The accession of ten new countries to the European Union in 2004 and the financial crisis of 2007-09 have changed the migration dynamics fundamentally.
Prior to the global financial crisis, many citizens from Central and Eastern Europe migrated to Spain and other peripheral countries. The 2007-09 crisis profoundly impacted EU migration trends forcing many southern Europeans to relocate to Britain in search for jobs.
Immigration doesn’t hurt native jobs or wages
The recent rise in UK immigration has ignited the debate on whether migrants affect local jobs and wages.
The stereotype of the Polish plumber, used widely as a symbol of cheap labour, encapsulates the commonly held belief that immigration in Britain has pushed down wages in the most affected jobs.
However, the balance of the research on this issue suggests that the share of immigrants in the workforce has had little or no impact on the pay rates of the indigenous population.
According to a Bank of England research published in December 2015, immigration may have a small negative impact on wages for some low-paid workers. But the idea that immigration is the main or even a moderately important driver of low pay is simply not supported by the available evidence.
A newly published study by the National Academies of Sciences, Engineering, and Medicine finds that the long-term impact of immigration on the wages and employment of native-born workers is very small, and that negative impacts are most likely to be found for prior immigrants or native-born high school dropouts. First-generation immigrants are more costly to governments than are the native-born, but the second generation are amongst the strongest fiscal and economic contributors in the US.

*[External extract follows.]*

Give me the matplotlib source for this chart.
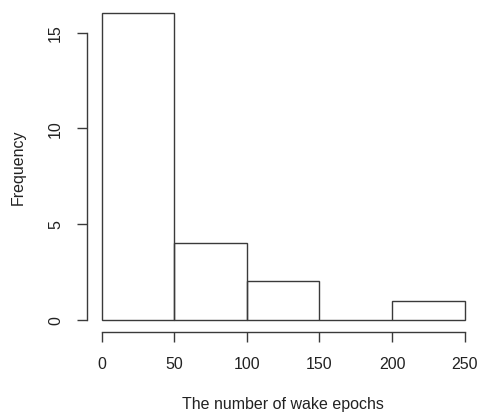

The US research also concludes that immigration has an overall positive impact on long-term economic growth.
Another study by the Federal Reserve Bank of St. Louis debunks the myth of the job-stealing immigrant.
The Federal Reserve research looks at wages and immigration figures for the years 2000, 2005 and 2010 to assess whether a change in immigration affect unemployment rates and payrolls.
The study shows that the relationship between unemployment and immigration is weak to non-existent, even during periods of financial crisis.
In some US states, an increase in the rate of unemployment is matched by a decrease in the proportion of foreign-born among the total population.
The research also finds no links between an increase in the proportion of immigrant workers and a reduction in hourly wages.
Changes in the level of wages are very similar across states even though changes in the proportion of foreign-born people vary a lot.
Refugees have no impact on local job markets.
There is a general consensus amongst researchers that refugee waves have little or no impact on native wages.
The large inflow of Cubans to Miami in 1980 did not affect native wages or unemployment; migration from Algeria to France after independence in 1962 caused a small increase in unemployment whilst the Balkan crisis of the 1990s did not materially increase unemployment in the refugee hosting countries.